*Material*

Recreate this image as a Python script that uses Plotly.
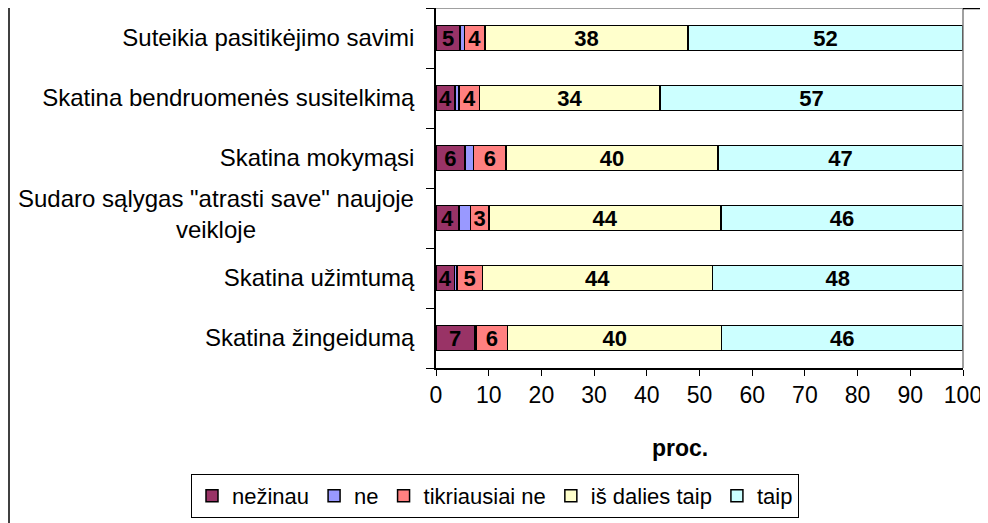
import plotly.graph_objects as go

categories = [
    "Suteikia pasitikėjimo savimi",
    "Skatina bendruomenės susitelkimą",
    "Skatina mokymąsi",
    "Sudaro sąlygas \"atrasti save\" naujoje veikloje",
    "Skatina užimtumą",
    "Skatina žingeidumą",
]
series_names = ["nežinau", "ne", "tikriausiai ne", "iš dalies taip", "taip"]

nezinau = [4.6, 3.6, 5.5, 4.4, 3.5, 7.3]
ne = [0.8, 0.8, 1.6, 2.1, 0.5, 0.3]
tikriausiai_ne = [3.9, 3.9, 6.2, 3.6, 4.8, 6.0]
is_dalies_taip = [38.5, 34.2, 40.2, 44.0, 43.7, 40.6]
taip = [52.2, 57.5, 46.5, 45.9, 47.5, 45.8]

lbl_nezinau = ["5", "4", "6", "4", "4", "7"]
lbl_ne = ["", "", "", "", "", ""]
lbl_tikriausiai_ne = ["4", "4", "6", "3", "5", "6"]
lbl_is_dalies_taip = ["38", "34", "40", "44", "44", "40"]
lbl_taip = ["52", "57", "47", "46", "48", "46"]

x_ticks = [0, 10, 20, 30, 40, 50, 60, 70, 80, 90, 100]

colors = ["#993366", "#9999FF", "#FF8080", "#FFFFCC", "#CCFFFF"]
values = [nezinau, ne, tikriausiai_ne, is_dalies_taip, taip]
labels = [lbl_nezinau, lbl_ne, lbl_tikriausiai_ne, lbl_is_dalies_taip, lbl_taip]

FONT = "Liberation Sans, Arial, sans-serif"

fig = go.Figure()
for name, vals, txt, col in zip(series_names, values, labels, colors):
    fig.add_trace(go.Bar(
        y=categories, x=vals, name=name, orientation="h",
        marker=dict(color=col, line=dict(color="black", width=1.5)),
        text=txt, textposition="inside", insidetextanchor="middle",
        textangle=0, constraintext="none",
        textfont=dict(family=FONT, size=22, color="black", weight="bold"),
        hoverinfo="x+y+name",
    ))

# page body has an 8px margin; work in reference-pixel coordinates
OFF = 8
W, H = 980, 515
L, R, T, B = 436 - OFF, 963 - OFF, 0, 368 - OFF
pw, ph = R - L, B - T

def px(x):
    return (x - OFF - L) / pw

def py(y):
    return (B - (y - OFF)) / ph

tick_text = [c if not c.startswith("Sudaro") else " " for c in categories]

fig.update_layout(
    width=W, height=H,
    margin=dict(l=L, r=W - R, t=T, b=H - B, autoexpand=False),
    barmode="stack", bargap=0.59,
    plot_bgcolor="white", paper_bgcolor="white",
    font=dict(family=FONT, size=22, color="black"),
    showlegend=True,
    legend=dict(
        orientation="h", x=px(191), y=py(474), xanchor="left", yanchor="top",
        bordercolor="black", borderwidth=1, bgcolor="white",
        font=dict(family=FONT, size=22, color="black"),
        itemwidth=30, traceorder="normal",
    ),
    xaxis=dict(
        range=[0, 100], tickvals=x_ticks, showgrid=False, zeroline=False,
        showline=True, linecolor="black", linewidth=1.5,
        ticks="outside", ticklen=6, tickcolor="black", tickwidth=1,
        ticklabelstandoff=0,
        tickfont=dict(family=FONT, size=23, color="black"),
    ),
    yaxis=dict(
        autorange="reversed", showgrid=False, zeroline=False,
        showline=True, linecolor="black", linewidth=1.5,
        ticks="outside", ticklen=8, tickcolor="black", tickwidth=1,
        tickson="boundaries", ticklabelstandoff=15,
        tickvals=categories, ticktext=tick_text,
        tickfont=dict(family=FONT, size=24, color="black"),
    ),
    annotations=[
        dict(text="<b>proc.</b>", x=px(680), y=py(448), xref="paper", yref="paper",
             showarrow=False, xanchor="center", yanchor="middle",
             font=dict(family=FONT, size=23, color="black")),
        dict(text="Sudaro sąlygas \"atrasti save\" naujoje<br>veikloje",
             x=px(416), y=py(214), xref="paper", yref="paper",
             showarrow=False, xanchor="right", yanchor="middle", align="center",
             font=dict(family=FONT, size=24, color="black")),
    ],
    shapes=[
        dict(type="line", xref="paper", yref="paper", x0=0, x1=1, y0=1, y1=1,
             line=dict(color="#808080", width=1.5)),
        dict(type="line", xref="paper", yref="paper", x0=1, x1=1, y0=0, y1=1,
             line=dict(color="#808080", width=1.5)),
        dict(type="line", xref="paper", yref="paper", x0=px(9), x1=px(9), y0=py(530), y1=py(0),
             line=dict(color="black", width=1.5)),
        dict(type="line", xref="paper", yref="paper", x0=px(987), x1=px(987), y0=py(530), y1=py(7),
             line=dict(color="black", width=1.5)),
        dict(type="line", xref="paper", yref="paper", x0=1, x1=px(987), y0=py(8.5), y1=py(8.5),
             line=dict(color="black", width=1.5)),
    ],
)

fig.write_html("out.html")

*Problem*
Leave out the pictures and restate, word for word, the lines from the top of the data through the line containing "import plotly.graph_objects as go", both included.

*Solution to this exercise*
Recreate this image as a Python script that uses Plotly.
import plotly.graph_objects as go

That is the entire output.